Data segment:
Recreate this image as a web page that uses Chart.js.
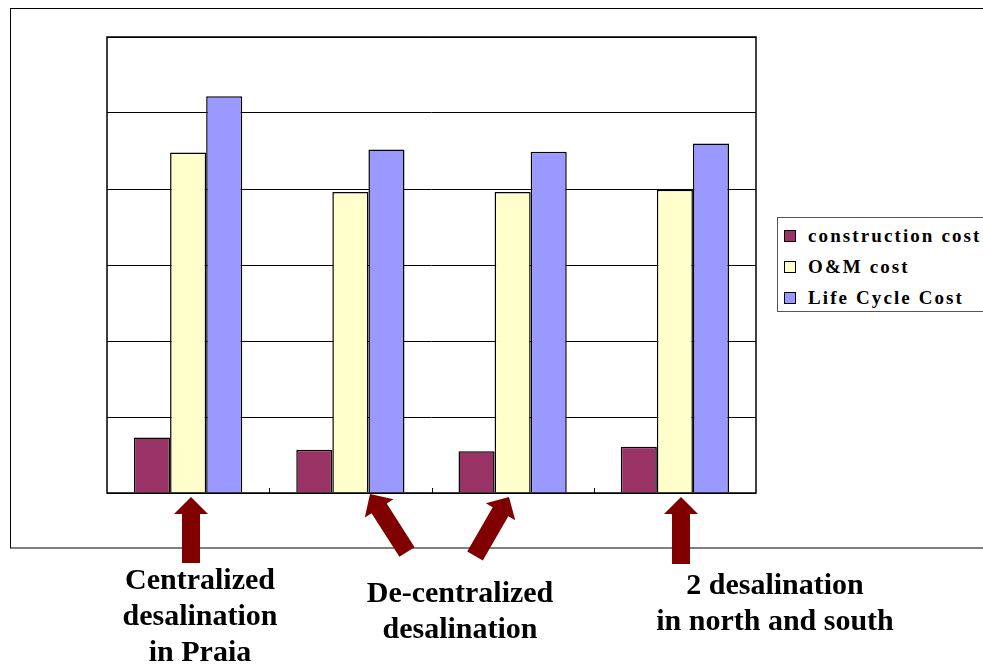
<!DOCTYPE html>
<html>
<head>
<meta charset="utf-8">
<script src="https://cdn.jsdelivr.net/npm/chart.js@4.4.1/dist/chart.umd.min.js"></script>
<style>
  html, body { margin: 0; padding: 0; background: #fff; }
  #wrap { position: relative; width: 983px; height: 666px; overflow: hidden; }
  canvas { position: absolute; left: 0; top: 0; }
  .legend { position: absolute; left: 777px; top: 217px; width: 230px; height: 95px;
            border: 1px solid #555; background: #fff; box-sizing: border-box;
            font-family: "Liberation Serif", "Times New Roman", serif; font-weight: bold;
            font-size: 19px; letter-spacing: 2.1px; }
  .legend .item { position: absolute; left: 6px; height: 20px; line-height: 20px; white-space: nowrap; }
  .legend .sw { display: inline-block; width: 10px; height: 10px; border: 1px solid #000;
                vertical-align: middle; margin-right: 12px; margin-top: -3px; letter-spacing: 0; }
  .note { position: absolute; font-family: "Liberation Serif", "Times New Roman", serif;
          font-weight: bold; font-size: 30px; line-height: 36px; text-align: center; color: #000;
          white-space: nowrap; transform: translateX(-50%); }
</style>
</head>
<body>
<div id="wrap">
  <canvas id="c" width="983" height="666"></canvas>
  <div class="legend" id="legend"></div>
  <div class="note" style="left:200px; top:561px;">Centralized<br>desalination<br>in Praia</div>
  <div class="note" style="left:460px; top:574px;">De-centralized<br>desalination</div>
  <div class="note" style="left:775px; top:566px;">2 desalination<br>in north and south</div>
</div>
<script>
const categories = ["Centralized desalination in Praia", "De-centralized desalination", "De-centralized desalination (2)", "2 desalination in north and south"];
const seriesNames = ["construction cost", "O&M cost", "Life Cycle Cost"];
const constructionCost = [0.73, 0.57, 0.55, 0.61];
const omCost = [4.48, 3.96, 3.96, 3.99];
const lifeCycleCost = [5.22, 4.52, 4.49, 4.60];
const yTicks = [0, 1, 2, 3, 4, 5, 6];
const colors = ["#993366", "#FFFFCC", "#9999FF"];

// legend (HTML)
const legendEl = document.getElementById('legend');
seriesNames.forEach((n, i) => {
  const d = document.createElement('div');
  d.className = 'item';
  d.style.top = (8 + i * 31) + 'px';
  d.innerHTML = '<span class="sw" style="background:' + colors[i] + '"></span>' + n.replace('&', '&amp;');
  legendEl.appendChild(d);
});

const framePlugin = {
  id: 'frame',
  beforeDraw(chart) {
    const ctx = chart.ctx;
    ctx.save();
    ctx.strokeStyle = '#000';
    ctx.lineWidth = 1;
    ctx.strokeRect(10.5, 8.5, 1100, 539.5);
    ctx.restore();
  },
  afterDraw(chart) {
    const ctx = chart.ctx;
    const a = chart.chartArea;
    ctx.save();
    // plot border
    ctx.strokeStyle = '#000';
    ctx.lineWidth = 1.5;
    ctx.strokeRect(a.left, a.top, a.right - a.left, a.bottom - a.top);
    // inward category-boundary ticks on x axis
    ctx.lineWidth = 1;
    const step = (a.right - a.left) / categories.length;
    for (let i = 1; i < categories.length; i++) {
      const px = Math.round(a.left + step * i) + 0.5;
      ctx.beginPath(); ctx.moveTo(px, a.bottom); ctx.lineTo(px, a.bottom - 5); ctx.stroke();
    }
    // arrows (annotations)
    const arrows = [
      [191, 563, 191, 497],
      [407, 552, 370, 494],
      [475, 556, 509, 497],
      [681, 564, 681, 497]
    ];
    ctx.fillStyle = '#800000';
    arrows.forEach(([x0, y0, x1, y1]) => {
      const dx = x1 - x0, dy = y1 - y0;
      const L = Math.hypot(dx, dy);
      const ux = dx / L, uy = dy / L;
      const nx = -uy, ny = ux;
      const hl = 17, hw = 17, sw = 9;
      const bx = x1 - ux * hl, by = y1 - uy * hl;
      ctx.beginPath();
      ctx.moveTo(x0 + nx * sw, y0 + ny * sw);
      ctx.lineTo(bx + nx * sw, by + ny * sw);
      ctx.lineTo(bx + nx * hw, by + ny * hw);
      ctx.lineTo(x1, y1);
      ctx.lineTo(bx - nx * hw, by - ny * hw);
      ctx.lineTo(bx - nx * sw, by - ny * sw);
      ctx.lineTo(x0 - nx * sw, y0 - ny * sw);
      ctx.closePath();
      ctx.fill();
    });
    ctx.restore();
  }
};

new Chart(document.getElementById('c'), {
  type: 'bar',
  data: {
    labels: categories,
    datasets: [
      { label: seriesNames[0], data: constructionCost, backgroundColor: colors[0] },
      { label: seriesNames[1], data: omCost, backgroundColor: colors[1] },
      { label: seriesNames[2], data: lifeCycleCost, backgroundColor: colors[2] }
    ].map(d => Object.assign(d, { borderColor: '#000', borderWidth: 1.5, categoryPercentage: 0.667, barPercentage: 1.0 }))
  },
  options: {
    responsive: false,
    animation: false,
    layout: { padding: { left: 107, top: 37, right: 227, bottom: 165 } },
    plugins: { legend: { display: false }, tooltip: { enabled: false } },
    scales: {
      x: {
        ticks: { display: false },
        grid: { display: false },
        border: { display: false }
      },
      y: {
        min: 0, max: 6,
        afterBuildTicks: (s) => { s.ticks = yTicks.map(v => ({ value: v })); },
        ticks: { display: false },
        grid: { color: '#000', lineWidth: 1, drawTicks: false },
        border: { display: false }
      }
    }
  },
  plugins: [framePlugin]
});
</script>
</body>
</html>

Objective:
Write out every line above exactly as it is, leaving out the pictures.

Exercise output:
Recreate this image as a web page that uses Chart.js.
<!DOCTYPE html>
<html>
<head>
<meta charset="utf-8">
<script src="https://cdn.jsdelivr.net/npm/chart.js@4.4.1/dist/chart.umd.min.js"></script>
<style>
  html, body { margin: 0; padding: 0; background: #fff; }
  #wrap { position: relative; width: 983px; height: 666px; overflow: hidden; }
  canvas { position: absolute; left: 0; top: 0; }
  .legend { position: absolute; left: 777px; top: 217px; width: 230px; height: 95px;
            border: 1px solid #555; background: #fff; box-sizing: border-box;
            font-family: "Liberation Serif", "Times New Roman", serif; font-weight: bold;
            font-size: 19px; letter-spacing: 2.1px; }
  .legend .item { position: absolute; left: 6px; height: 20px; line-height: 20px; white-space: nowrap; }
  .legend .sw { display: inline-block; width: 10px; height: 10px; border: 1px solid #000;
                vertical-align: middle; margin-right: 12px; margin-top: -3px; letter-spacing: 0; }
  .note { position: absolute; font-family: "Liberation Serif", "Times New Roman", serif;
          font-weight: bold; font-size: 30px; line-height: 36px; text-align: center; color: #000;
          white-space: nowrap; transform: translateX(-50%); }
</style>
</head>
<body>
<div id="wrap">
  <canvas id="c" width="983" height="666"></canvas>
  <div class="legend" id="legend"></div>
  <div class="note" style="left:200px; top:561px;">Centralized<br>desalination<br>in Praia</div>
  <div class="note" style="left:460px; top:574px;">De-centralized<br>desalination</div>
  <div class="note" style="left:775px; top:566px;">2 desalination<br>in north and south</div>
</div>
<script>
const categories = ["Centralized desalination in Praia", "De-centralized desalination", "De-centralized desalination (2)", "2 desalination in north and south"];
const seriesNames = ["construction cost", "O&M cost", "Life Cycle Cost"];
const constructionCost = [0.73, 0.57, 0.55, 0.61];
const omCost = [4.48, 3.96, 3.96, 3.99];
const lifeCycleCost = [5.22, 4.52, 4.49, 4.60];
const yTicks = [0, 1, 2, 3, 4, 5, 6];
const colors = ["#993366", "#FFFFCC", "#9999FF"];

// legend (HTML)
const legendEl = document.getElementById('legend');
seriesNames.forEach((n, i) => {
  const d = document.createElement('div');
  d.className = 'item';
  d.style.top = (8 + i * 31) + 'px';
  d.innerHTML = '<span class="sw" style="background:' + colors[i] + '"></span>' + n.replace('&', '&amp;');
  legendEl.appendChild(d);
});

const framePlugin = {
  id: 'frame',
  beforeDraw(chart) {
    const ctx = chart.ctx;
    ctx.save();
    ctx.strokeStyle = '#000';
    ctx.lineWidth = 1;
    ctx.strokeRect(10.5, 8.5, 1100, 539.5);
    ctx.restore();
  },
  afterDraw(chart) {
    const ctx = chart.ctx;
    const a = chart.chartArea;
    ctx.save();
    // plot border
    ctx.strokeStyle = '#000';
    ctx.lineWidth = 1.5;
    ctx.strokeRect(a.left, a.top, a.right - a.left, a.bottom - a.top);
    // inward category-boundary ticks on x axis
    ctx.lineWidth = 1;
    const step = (a.right - a.left) / categories.length;
    for (let i = 1; i < categories.length; i++) {
      const px = Math.round(a.left + step * i) + 0.5;
      ctx.beginPath(); ctx.moveTo(px, a.bottom); ctx.lineTo(px, a.bottom - 5); ctx.stroke();
    }
    // arrows (annotations)
    const arrows = [
      [191, 563, 191, 497],
      [407, 552, 370, 494],
      [475, 556, 509, 497],
      [681, 564, 681, 497]
    ];
    ctx.fillStyle = '#800000';
    arrows.forEach(([x0, y0, x1, y1]) => {
      const dx = x1 - x0, dy = y1 - y0;
      const L = Math.hypot(dx, dy);
      const ux = dx / L, uy = dy / L;
      const nx = -uy, ny = ux;
      const hl = 17, hw = 17, sw = 9;
      const bx = x1 - ux * hl, by = y1 - uy * hl;
      ctx.beginPath();
      ctx.moveTo(x0 + nx * sw, y0 + ny * sw);
      ctx.lineTo(bx + nx * sw, by + ny * sw);
      ctx.lineTo(bx + nx * hw, by + ny * hw);
      ctx.lineTo(x1, y1);
      ctx.lineTo(bx - nx * hw, by - ny * hw);
      ctx.lineTo(bx - nx * sw, by - ny * sw);
      ctx.lineTo(x0 - nx * sw, y0 - ny * sw);
      ctx.closePath();
      ctx.fill();
    });
    ctx.restore();
  }
};

new Chart(document.getElementById('c'), {
  type: 'bar',
  data: {
    labels: categories,
    datasets: [
      { label: seriesNames[0], data: constructionCost, backgroundColor: colors[0] },
      { label: seriesNames[1], data: omCost, backgroundColor: colors[1] },
      { label: seriesNames[2], data: lifeCycleCost, backgroundColor: colors[2] }
    ].map(d => Object.assign(d, { borderColor: '#000', borderWidth: 1.5, categoryPercentage: 0.667, barPercentage: 1.0 }))
  },
  options: {
    responsive: false,
    animation: false,
    layout: { padding: { left: 107, top: 37, right: 227, bottom: 165 } },
    plugins: { legend: { display: false }, tooltip: { enabled: false } },
    scales: {
      x: {
        ticks: { display: false },
        grid: { display: false },
        border: { display: false }
      },
      y: {
        min: 0, max: 6,
        afterBuildTicks: (s) => { s.ticks = yTicks.map(v => ({ value: v })); },
        ticks: { display: false },
        grid: { color: '#000', lineWidth: 1, drawTicks: false },
        border: { display: false }
      }
    }
  },
  plugins: [framePlugin]
});
</script>
</body>
</html>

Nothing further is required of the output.